■ TASK DESCRIPTION
Your task is to copy every line of the entries that contains "this".

■ RECORD SET

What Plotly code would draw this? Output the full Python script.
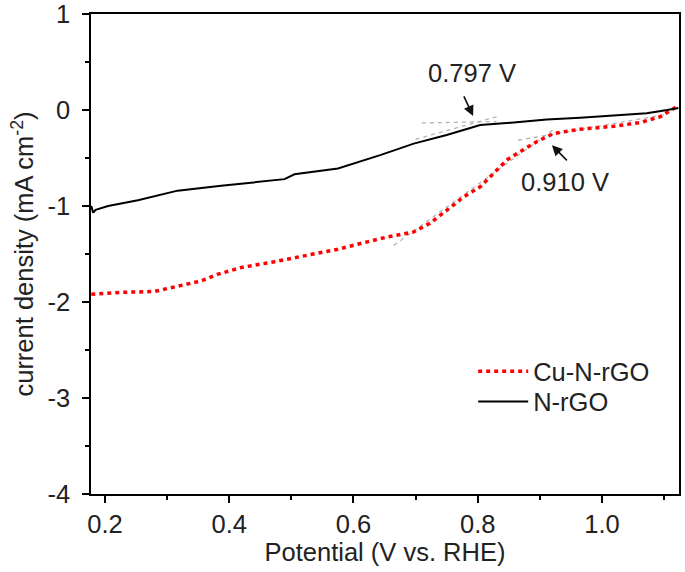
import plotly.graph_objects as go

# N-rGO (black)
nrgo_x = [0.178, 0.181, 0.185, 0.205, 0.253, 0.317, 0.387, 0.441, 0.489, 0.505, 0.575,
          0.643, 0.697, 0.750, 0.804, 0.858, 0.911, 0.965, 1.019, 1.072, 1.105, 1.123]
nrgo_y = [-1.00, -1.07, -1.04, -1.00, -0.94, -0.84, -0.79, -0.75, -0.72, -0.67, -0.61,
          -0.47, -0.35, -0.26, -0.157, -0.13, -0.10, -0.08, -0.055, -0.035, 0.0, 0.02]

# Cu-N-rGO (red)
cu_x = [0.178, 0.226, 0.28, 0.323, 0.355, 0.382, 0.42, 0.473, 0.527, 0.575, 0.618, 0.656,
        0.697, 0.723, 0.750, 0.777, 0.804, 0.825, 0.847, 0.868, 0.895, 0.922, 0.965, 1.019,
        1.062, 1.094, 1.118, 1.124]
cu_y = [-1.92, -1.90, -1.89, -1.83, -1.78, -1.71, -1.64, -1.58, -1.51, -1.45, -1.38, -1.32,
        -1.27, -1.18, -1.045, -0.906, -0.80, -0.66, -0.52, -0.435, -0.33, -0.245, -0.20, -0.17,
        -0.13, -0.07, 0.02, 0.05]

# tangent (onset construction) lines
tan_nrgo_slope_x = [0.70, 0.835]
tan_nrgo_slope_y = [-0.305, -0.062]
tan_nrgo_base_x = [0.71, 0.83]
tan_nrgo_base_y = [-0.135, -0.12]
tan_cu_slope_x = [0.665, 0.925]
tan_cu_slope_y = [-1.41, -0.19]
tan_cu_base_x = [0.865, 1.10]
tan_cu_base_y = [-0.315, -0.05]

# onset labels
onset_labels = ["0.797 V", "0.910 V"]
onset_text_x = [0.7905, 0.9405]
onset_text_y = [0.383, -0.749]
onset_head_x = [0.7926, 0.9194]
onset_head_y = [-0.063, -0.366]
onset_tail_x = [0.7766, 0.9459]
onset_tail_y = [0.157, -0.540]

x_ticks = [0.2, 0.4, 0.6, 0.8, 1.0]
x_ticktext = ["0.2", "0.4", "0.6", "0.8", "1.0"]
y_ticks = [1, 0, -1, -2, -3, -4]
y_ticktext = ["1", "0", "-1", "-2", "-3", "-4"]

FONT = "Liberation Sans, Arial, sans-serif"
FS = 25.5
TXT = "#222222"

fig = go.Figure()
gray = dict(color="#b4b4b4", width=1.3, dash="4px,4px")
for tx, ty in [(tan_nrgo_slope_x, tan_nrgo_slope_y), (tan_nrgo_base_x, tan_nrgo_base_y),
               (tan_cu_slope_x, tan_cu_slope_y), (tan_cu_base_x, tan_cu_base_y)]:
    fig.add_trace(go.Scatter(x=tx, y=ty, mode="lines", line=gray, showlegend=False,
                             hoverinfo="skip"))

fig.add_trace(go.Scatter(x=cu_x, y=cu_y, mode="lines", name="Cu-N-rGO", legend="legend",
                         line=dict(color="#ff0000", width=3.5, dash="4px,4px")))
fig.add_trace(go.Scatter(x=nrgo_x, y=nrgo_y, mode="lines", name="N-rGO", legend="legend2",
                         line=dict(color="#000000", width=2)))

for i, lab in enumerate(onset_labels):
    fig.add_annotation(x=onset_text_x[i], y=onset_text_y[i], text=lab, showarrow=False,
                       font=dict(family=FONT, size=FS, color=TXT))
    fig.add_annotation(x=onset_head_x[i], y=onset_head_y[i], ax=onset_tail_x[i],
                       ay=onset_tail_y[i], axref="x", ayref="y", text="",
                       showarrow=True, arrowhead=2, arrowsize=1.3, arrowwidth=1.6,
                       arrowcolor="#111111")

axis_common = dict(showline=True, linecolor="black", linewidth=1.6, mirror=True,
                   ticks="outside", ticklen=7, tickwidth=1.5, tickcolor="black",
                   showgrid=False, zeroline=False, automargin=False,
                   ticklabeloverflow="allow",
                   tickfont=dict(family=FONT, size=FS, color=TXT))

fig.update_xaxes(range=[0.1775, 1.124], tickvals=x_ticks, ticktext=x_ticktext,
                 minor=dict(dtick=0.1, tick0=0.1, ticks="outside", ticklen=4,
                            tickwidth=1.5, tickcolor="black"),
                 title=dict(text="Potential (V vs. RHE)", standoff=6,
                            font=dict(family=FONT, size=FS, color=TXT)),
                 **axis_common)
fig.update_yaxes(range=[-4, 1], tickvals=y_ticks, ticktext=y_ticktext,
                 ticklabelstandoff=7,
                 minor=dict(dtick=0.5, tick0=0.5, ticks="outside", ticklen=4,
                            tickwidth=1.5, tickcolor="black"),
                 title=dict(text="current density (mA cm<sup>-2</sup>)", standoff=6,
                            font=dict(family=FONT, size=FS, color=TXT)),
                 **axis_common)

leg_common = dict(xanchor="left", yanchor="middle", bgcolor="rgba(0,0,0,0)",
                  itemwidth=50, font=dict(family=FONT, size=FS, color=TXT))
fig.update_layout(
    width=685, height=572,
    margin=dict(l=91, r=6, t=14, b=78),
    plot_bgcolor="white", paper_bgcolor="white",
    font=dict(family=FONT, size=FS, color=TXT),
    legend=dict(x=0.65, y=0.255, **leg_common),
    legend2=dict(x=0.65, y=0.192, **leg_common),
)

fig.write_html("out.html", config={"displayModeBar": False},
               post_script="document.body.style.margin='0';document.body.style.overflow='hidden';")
* * *
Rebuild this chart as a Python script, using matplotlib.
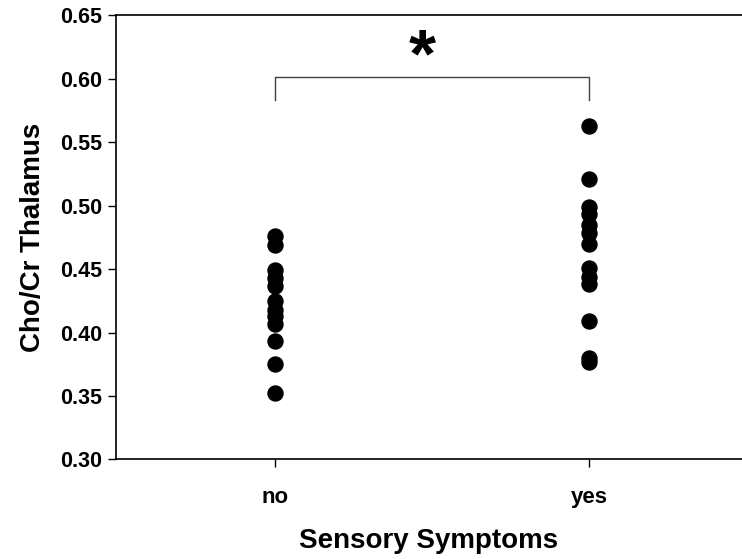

■ SOLVED EXERCISE
What Plotly code would draw this? Output the full Python script.
Rebuild this chart as a Python script, using matplotlib.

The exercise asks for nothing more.